13-year-old sentenced to 12 years in prison for fatal shooting of Sonic employee

A 13-year-old boy who shot and killed a Sonic Drive-In employee in Texas earlier this year has been sentenced to 12 years of incarceration for murder.

The boy was just 12 when he gunned down Matthew Davis, 32, with an AR-style rifle in May as the father of two scuffled with the boy’s uncle. The teen later told a friend that he was supposed to shoot at the ground but accidentally shot Davis instead, the Fort Worth Star-Telegram reported earlier this month. Davis died at a hospital a few hours later.

The boy was arrested soon afterward, as was his uncle, 20-year-old Angel Gomez. The child’s aunt, 18-year-old Ashley Gomez, was arrested earlier this month and charged with manslaughter after admitting that she handed the boy the gun as Davis scuffled with Angel, her husband.

The altercation took place in the parking lot of a Sonic in Keene, Texas, about 40 miles southwest of Dallas. Cops responded to a call around 9:40 p.m. on May 13 to find Davis lying in the restaurant’s parking lot riddled with bullets. Police told the Daily News at the time that the youth had fired six rounds.

A witness who worked with Davis told the Star-Telegram that a lifted red pickup truck had pulled up to the drive-through speaker box but no one had pushed the button to order. The employee went outside to see what was happening and found a man peeing in the parking lot. When he ignored her request to stop, Davis intervened.

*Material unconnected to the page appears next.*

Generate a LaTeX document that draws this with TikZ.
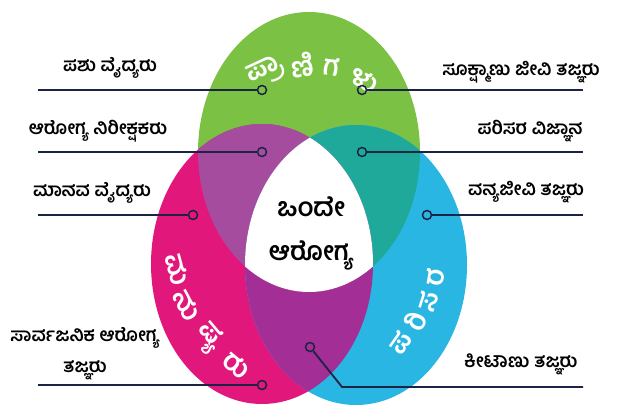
\documentclass[tikz,border=0pt]{standalone}
\usepackage{fontspec}
\newfontfamily\kn[Script=Kannada]{Hind Mysuru}
\usetikzlibrary{positioning}

\definecolor{leafgreen}{HTML}{7BC143}
\definecolor{humanpink}{HTML}{E1177B}
\definecolor{envblue}{HTML}{2AB6E2}
\definecolor{pgmix}{HTML}{A64C9E}
\definecolor{gbmix}{HTML}{1FA99A}
\definecolor{pbmix}{HTML}{A32E96}
\definecolor{leadcol}{HTML}{1C2445}

\begin{document}
\begin{tikzpicture}[x=1pt,y=1pt,
  egg/.style={x radius=111,y radius=140},
  lead/.style={draw=leadcol,line width=1.8pt},
  dot/.style={circle,draw=leadcol,line width=1.5pt,minimum size=9pt,inner sep=0pt},
  lbl/.style={font=\kn\bfseries\fontsize{18.5}{31}\selectfont,text=black,inner sep=1pt,align=center},
  ring/.style={font=\kn\bfseries\fontsize{28}{30}\selectfont,text=white,inner sep=0pt},
  hub/.style={font=\kn\bfseries\fontsize{26}{44}\selectfont,text=black,align=center}]
\useasboundingbox (0,0) rectangle (620,-419);

% three sets
\coordinate (gc) at (309,-152);
\coordinate (pc) at (262,-264);
\coordinate (bc) at (356,-265);
\fill[leafgreen] (gc) ellipse [egg];
\fill[humanpink] (pc) ellipse [egg];
\fill[envblue] (bc) ellipse [egg];
\begin{scope}
  \clip (pc) ellipse [egg];
  \fill[pgmix] (gc) ellipse [egg];
\end{scope}
\begin{scope}
  \clip (bc) ellipse [egg];
  \fill[gbmix] (gc) ellipse [egg];
\end{scope}
\begin{scope}
  \clip (pc) ellipse [egg];
  \fill[pbmix] (bc) ellipse [egg];
  \clip (bc) ellipse [egg];
  \fill[white] (gc) ellipse [egg];
\end{scope}

% set names
\node[ring,rotate=25] (g1) at (266,-72) {ಪ್ರಾ};
\node[ring,rotate=8] (g2) at (302,-65) {ಣಿ};
\node[ring,rotate=-8] (g3) at (332,-67) {ಗ};
\node[ring,rotate=-30] (g4) at (364,-80) {ಳು};
\node[ring,rotate=-75] (p1) at (177,-270) {ಮ};
\node[ring,rotate=-62] (p2) at (187,-305) {ನು};
\node[ring,rotate=-50] (p3) at (209,-337) {ಷ್ಯ};
\node[ring,rotate=-40] (p4) at (237,-365) {ರು};
\node[ring,rotate=55] (b1) at (400,-343) {ಪ};
\node[ring,rotate=65] (b2) at (415,-321) {ರಿ};
\node[ring,rotate=72] (b3) at (428,-301) {ಸ};
\node[ring,rotate=80] (b4) at (435,-277) {ರ};

\node[hub] (hub) at (311,-233) {ಒಂದೇ\\ಆರೋಗ್ಯ};

% left leads
\node[dot] (d1) at (262,-90) {};
\node[dot] (d2) at (262,-152) {};
\node[dot] (d3) at (193,-215) {};
\node[dot] (d4) at (262,-385) {};
\coordinate (e1) at (38,-90);
\coordinate (e2) at (38,-152);
\coordinate (e3) at (38,-215);
\coordinate (e4) at (38,-385);
\draw[lead] (e1) -- (d1);
\draw[lead] (e2) -- (d2);
\draw[lead] (e3) -- (d3);
\draw[lead] (e4) -- (d4);
\node[lbl] (t1) at (110,-68) {ಪಶು ವೈದ್ಯರು};
\node[lbl] (t2) at (98,-131) {ಆರೋಗ್ಯ ನಿರೀಕ್ಷಕರು};
\node[lbl] (t3) at (92,-193) {ಮಾನವ ವೈದ್ಯರು};
\node[lbl] (t4) at (85,-354) {ಸಾರ್ವಜನಿಕ ಆರೋಗ್ಯ\\ತಜ್ಞರು};

% right leads
\node[dot] (d5) at (362,-90) {};
\node[dot] (d6) at (362,-152) {};
\node[dot] (d7) at (427,-215) {};
\node[dot] (d8) at (310,-347) {};
\coordinate (e5) at (583,-90);
\coordinate (e6) at (583,-152);
\coordinate (e7) at (583,-215);
\coordinate (k8) at (342,-387);
\coordinate (e8) at (583,-387);
\draw[lead] (d5) -- (e5);
\draw[lead] (d6) -- (e6);
\draw[lead] (d7) -- (e7);
\draw[lead] (d8) -- (k8) -- (e8);
\node[lbl] (t5) at (521,-72) {ಸೂಕ್ಷ್ಮಾಣು ಜೀವಿ ತಜ್ಞರು};
\node[lbl] (t6) at (530,-131) {ಪರಿಸರ ವಿಜ್ಞಾನ};
\node[lbl] (t7) at (526,-192) {ವನ್ಯಜೀವಿ ತಜ್ಞರು};
\node[lbl] (t8) at (521,-364) {ಕೀಟಾಣು ತಜ್ಞರು};
\end{tikzpicture}
\end{document}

Ashley Gomez later told police that she had handed her nephew the gun as the two men got physical and told him to “go.” She said she only “meant for him to go out and stop the fight by scaring the guy,” according to the arrest affidavit obtained by the Star-Telegram.

The 13-year-old’s sentence came down Tuesday after days of evidentiary hearings over what constituted appropriate punishment for a minor convicted of murder, which is rare. He will start out within the Texas Juvenile Justice Department and could be transferred later to the state’s adult prison system.

A jury in October found that the boy had engaged in delinquent conduct, which is the juvenile version of a guilty verdict. His sentence could have ranged from probation to 40 years behind bars.